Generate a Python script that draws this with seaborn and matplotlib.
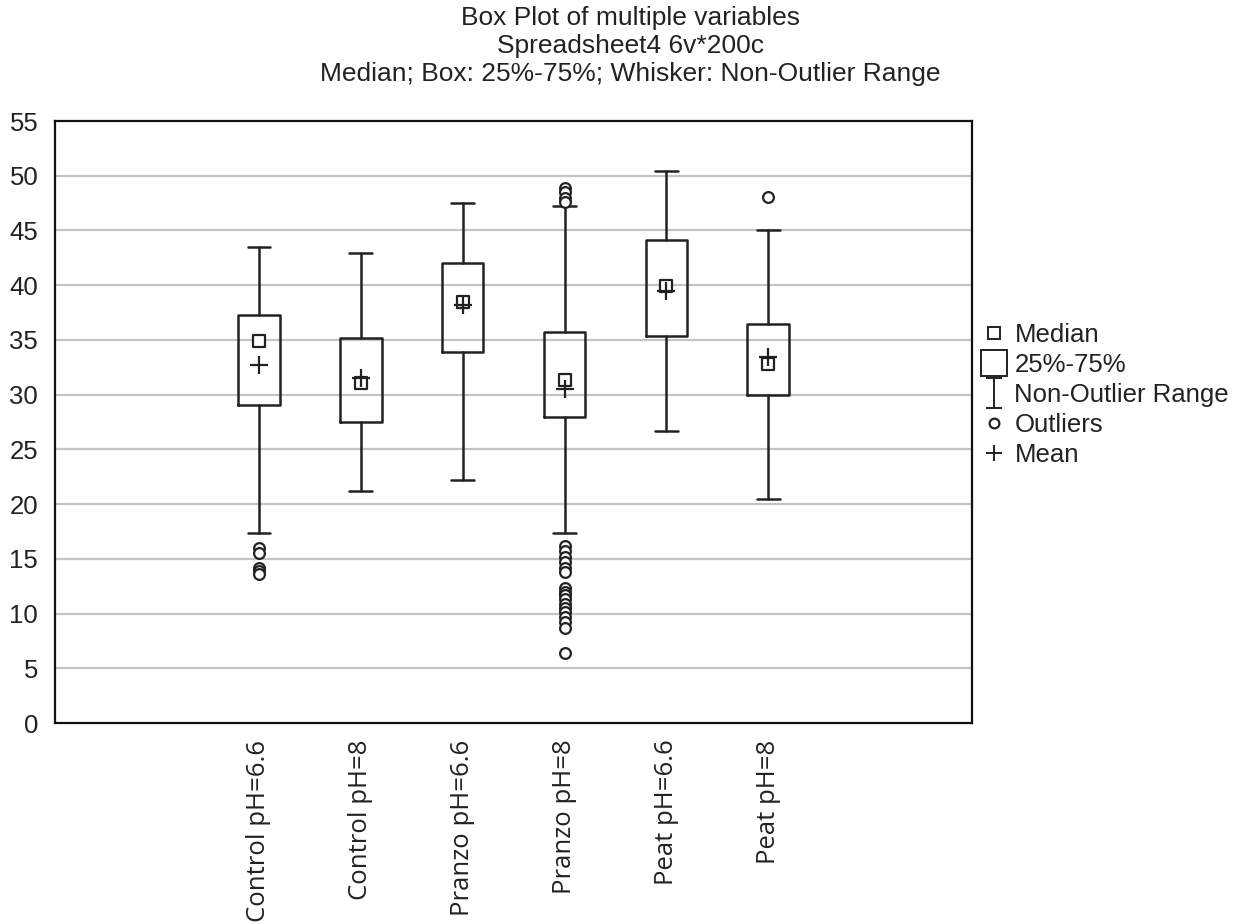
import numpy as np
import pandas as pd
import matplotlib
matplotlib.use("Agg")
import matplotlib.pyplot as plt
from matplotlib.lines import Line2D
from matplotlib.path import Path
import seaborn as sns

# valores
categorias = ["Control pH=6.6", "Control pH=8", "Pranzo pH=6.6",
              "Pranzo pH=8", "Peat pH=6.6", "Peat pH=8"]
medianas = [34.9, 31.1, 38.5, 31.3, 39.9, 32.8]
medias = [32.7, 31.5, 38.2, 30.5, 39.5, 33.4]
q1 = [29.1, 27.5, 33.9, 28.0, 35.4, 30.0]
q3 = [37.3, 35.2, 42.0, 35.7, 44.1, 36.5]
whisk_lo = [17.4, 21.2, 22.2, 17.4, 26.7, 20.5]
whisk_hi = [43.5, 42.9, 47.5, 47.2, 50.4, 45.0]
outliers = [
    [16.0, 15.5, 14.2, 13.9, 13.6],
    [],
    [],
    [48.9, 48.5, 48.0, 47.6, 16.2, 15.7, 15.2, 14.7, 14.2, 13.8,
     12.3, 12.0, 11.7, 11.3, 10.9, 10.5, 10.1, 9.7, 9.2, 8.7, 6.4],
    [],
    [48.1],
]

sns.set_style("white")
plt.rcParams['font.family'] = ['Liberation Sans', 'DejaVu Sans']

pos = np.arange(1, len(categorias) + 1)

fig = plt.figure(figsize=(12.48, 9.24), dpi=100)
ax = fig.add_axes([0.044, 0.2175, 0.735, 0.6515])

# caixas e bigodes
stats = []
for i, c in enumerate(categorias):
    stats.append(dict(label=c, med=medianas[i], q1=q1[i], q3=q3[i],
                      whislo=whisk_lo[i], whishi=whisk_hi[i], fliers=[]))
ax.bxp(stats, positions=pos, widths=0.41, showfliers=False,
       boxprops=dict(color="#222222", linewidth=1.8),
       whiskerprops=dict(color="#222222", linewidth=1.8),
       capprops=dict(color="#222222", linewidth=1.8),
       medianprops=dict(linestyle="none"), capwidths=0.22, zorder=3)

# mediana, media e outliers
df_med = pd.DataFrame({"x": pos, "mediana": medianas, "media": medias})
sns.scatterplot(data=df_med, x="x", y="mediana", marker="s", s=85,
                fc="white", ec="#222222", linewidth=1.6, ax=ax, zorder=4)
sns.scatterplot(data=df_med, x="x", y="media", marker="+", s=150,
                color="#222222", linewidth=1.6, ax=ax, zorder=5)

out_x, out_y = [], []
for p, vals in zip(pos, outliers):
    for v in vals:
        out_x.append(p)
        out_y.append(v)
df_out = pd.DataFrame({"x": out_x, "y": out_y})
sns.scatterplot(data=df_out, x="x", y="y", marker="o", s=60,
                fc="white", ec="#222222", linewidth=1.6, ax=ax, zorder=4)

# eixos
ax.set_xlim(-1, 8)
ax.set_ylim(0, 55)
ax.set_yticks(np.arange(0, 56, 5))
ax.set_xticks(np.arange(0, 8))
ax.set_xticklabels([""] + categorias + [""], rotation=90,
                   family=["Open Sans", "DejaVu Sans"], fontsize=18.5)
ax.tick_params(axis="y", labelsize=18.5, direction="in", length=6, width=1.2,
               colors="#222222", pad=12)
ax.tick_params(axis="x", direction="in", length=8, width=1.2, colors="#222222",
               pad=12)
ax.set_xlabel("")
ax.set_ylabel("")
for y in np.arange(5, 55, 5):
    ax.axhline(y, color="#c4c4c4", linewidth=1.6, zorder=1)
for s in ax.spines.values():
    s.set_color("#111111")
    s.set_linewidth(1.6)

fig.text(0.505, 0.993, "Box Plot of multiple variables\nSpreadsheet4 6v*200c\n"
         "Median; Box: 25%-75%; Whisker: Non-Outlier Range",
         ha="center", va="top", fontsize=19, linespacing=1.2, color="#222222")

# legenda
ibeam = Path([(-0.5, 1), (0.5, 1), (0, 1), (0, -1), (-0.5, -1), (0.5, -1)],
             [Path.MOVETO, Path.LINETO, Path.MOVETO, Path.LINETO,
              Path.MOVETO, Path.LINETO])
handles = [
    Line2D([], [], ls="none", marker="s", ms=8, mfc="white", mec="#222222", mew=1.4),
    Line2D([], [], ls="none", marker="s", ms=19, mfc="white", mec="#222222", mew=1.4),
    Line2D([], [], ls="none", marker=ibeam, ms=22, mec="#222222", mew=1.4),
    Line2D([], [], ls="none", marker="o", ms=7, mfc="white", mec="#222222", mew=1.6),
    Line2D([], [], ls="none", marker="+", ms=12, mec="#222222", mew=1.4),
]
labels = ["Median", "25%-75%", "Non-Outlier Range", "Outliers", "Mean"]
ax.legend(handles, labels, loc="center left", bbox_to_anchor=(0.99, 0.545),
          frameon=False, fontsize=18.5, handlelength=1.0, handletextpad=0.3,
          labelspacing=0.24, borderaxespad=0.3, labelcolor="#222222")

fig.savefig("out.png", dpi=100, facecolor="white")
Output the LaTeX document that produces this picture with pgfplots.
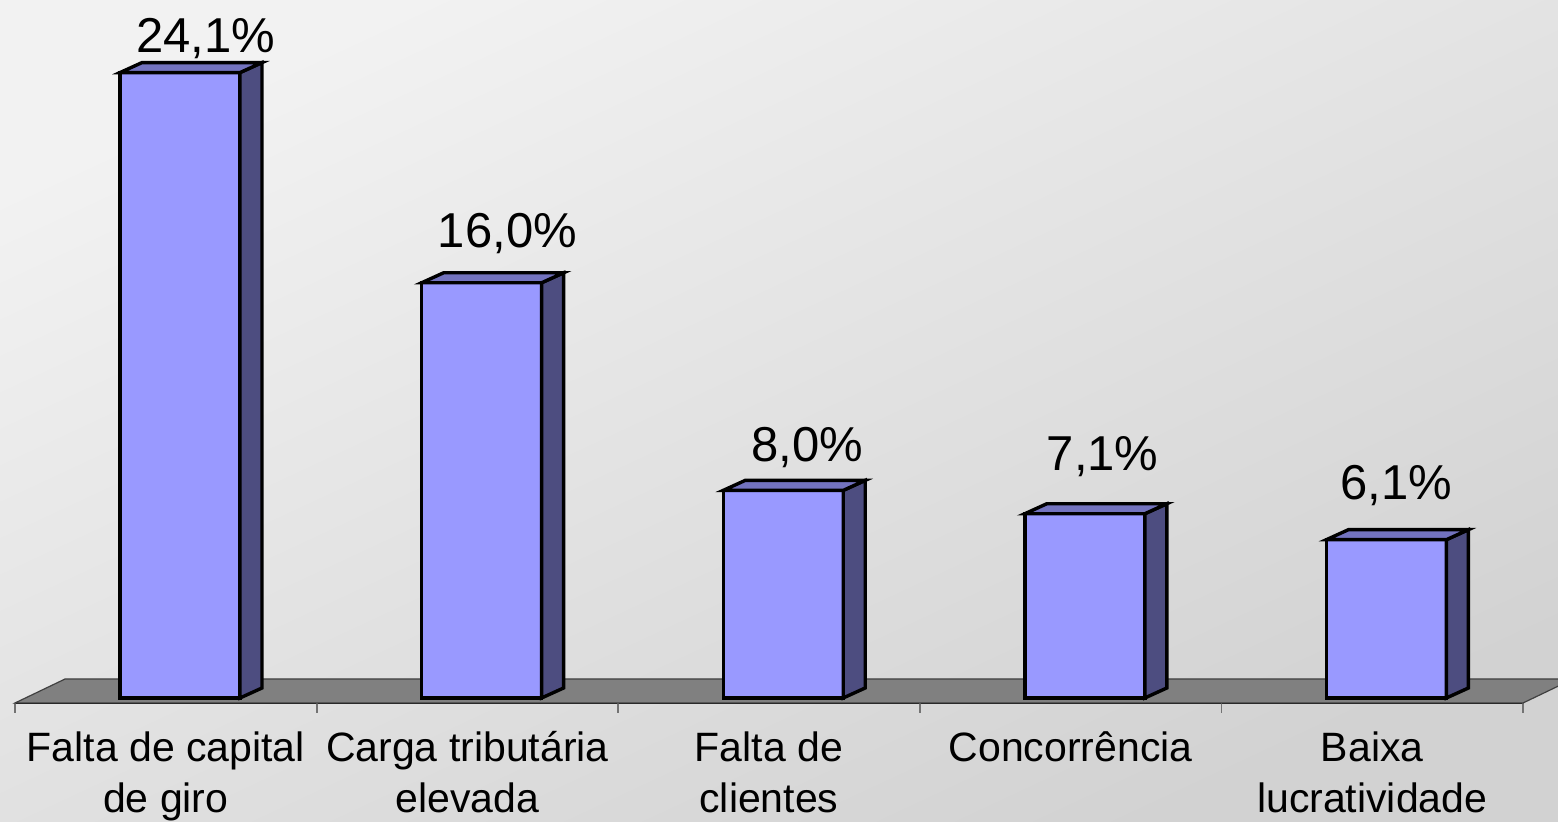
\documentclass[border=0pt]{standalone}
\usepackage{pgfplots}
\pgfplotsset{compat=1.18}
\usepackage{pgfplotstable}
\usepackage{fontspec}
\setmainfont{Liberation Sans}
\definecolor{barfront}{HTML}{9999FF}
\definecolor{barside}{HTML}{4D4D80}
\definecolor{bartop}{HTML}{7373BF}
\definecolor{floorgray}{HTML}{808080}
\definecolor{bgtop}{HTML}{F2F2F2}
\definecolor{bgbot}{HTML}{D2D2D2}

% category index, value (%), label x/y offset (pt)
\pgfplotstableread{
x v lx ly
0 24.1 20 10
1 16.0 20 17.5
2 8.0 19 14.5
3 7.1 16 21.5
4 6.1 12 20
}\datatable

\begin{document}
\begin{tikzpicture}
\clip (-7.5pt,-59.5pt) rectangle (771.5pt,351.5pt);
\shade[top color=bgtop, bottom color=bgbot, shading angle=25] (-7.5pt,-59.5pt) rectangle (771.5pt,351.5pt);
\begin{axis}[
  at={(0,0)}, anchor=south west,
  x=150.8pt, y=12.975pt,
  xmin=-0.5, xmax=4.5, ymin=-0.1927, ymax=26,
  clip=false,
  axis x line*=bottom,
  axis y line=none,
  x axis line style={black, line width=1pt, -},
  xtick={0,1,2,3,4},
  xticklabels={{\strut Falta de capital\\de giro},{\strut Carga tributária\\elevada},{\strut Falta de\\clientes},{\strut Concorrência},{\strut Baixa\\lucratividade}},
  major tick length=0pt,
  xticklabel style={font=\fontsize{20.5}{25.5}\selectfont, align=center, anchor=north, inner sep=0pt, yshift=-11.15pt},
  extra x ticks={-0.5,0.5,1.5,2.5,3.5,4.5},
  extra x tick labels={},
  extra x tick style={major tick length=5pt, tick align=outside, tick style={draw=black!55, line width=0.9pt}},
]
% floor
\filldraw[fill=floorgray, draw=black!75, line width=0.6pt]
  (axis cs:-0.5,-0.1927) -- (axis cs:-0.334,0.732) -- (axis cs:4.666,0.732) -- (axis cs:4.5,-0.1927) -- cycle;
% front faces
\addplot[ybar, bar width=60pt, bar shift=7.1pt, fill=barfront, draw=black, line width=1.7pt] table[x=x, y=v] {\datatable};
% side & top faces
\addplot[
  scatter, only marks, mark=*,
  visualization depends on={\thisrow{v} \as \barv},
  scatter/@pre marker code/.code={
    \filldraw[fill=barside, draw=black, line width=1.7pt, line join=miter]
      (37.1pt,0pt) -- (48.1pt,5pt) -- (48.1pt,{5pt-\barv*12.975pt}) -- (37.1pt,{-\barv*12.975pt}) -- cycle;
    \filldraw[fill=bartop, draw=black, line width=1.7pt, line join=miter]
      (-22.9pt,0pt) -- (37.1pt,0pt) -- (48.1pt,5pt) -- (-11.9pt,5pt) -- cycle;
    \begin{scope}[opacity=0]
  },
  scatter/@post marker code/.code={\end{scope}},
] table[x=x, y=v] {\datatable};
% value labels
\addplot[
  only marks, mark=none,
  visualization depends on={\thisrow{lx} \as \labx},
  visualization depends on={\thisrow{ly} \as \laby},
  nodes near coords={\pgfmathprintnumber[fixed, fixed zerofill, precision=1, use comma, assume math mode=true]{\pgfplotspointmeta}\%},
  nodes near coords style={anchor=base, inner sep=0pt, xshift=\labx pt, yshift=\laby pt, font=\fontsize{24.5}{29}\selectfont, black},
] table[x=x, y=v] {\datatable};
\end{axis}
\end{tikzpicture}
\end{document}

* * *

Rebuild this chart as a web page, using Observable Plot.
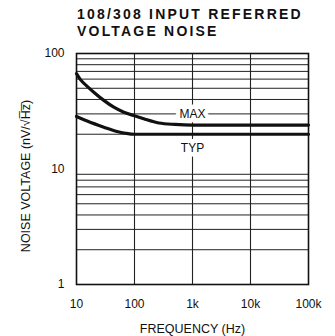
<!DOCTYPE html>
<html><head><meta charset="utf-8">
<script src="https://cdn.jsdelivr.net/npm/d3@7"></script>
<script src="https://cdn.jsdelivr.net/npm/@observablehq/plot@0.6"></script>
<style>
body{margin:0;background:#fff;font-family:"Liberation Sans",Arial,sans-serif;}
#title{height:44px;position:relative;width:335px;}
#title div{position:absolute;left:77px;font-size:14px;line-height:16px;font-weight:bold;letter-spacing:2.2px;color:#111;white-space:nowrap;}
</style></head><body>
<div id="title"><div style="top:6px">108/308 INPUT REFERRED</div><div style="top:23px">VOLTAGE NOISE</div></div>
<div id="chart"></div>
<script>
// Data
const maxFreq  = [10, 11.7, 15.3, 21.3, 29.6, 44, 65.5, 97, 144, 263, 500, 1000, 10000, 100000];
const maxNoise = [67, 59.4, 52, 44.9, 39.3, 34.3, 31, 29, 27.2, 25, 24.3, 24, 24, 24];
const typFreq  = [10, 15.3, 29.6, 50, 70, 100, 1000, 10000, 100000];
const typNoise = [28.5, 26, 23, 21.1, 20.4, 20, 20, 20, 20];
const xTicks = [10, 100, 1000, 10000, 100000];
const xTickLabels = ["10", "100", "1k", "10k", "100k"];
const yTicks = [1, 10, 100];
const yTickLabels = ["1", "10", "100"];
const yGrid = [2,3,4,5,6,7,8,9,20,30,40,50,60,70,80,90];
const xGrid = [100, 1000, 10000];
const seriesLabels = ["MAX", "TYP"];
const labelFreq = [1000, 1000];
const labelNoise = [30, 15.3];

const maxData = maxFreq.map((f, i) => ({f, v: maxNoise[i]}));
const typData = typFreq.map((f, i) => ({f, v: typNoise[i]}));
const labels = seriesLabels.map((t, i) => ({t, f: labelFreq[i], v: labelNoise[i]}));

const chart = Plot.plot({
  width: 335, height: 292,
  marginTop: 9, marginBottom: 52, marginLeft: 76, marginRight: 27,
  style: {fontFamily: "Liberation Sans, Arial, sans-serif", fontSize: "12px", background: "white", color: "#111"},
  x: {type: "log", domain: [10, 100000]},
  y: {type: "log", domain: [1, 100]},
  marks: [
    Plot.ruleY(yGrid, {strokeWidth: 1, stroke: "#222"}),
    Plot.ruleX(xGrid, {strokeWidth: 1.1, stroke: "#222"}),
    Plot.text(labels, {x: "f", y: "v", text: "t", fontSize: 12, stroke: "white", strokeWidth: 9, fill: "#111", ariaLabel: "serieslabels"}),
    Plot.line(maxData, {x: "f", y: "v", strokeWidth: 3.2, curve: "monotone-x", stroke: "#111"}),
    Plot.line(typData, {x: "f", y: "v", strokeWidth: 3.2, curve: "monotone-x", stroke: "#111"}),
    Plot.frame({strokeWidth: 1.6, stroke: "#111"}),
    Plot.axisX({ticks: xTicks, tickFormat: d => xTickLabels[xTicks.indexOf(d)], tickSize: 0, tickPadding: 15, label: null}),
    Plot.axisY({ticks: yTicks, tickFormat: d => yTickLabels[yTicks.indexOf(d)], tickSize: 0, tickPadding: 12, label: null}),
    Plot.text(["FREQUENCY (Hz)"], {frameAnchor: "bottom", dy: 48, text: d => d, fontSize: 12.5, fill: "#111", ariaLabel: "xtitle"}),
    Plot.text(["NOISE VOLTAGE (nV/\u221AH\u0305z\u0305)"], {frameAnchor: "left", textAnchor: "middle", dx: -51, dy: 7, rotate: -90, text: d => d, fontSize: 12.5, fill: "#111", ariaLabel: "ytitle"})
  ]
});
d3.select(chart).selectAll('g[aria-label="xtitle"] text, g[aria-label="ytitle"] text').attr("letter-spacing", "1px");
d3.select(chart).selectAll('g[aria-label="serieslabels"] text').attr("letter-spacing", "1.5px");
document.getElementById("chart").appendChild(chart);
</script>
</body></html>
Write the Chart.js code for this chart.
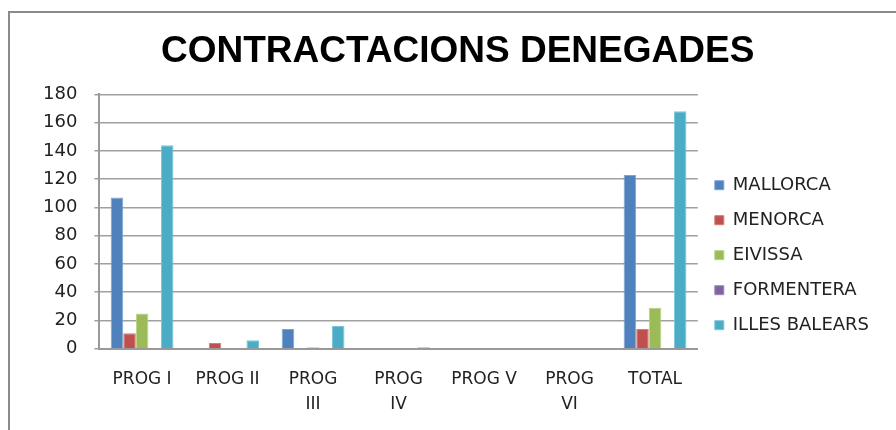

EXERCISE TASK →
Give only the lines from the one with "Generate a Python" to the one with "import seaborn as sns", both included, again and exactly; leave the images out.

WRITTEN RESPONSE →
Generate a Python script that draws this with seaborn and matplotlib.
import numpy as np
import pandas as pd
import matplotlib
matplotlib.use("Agg")
import matplotlib.pyplot as plt
from matplotlib.lines import Line2D
from matplotlib.path import Path
import seaborn as sns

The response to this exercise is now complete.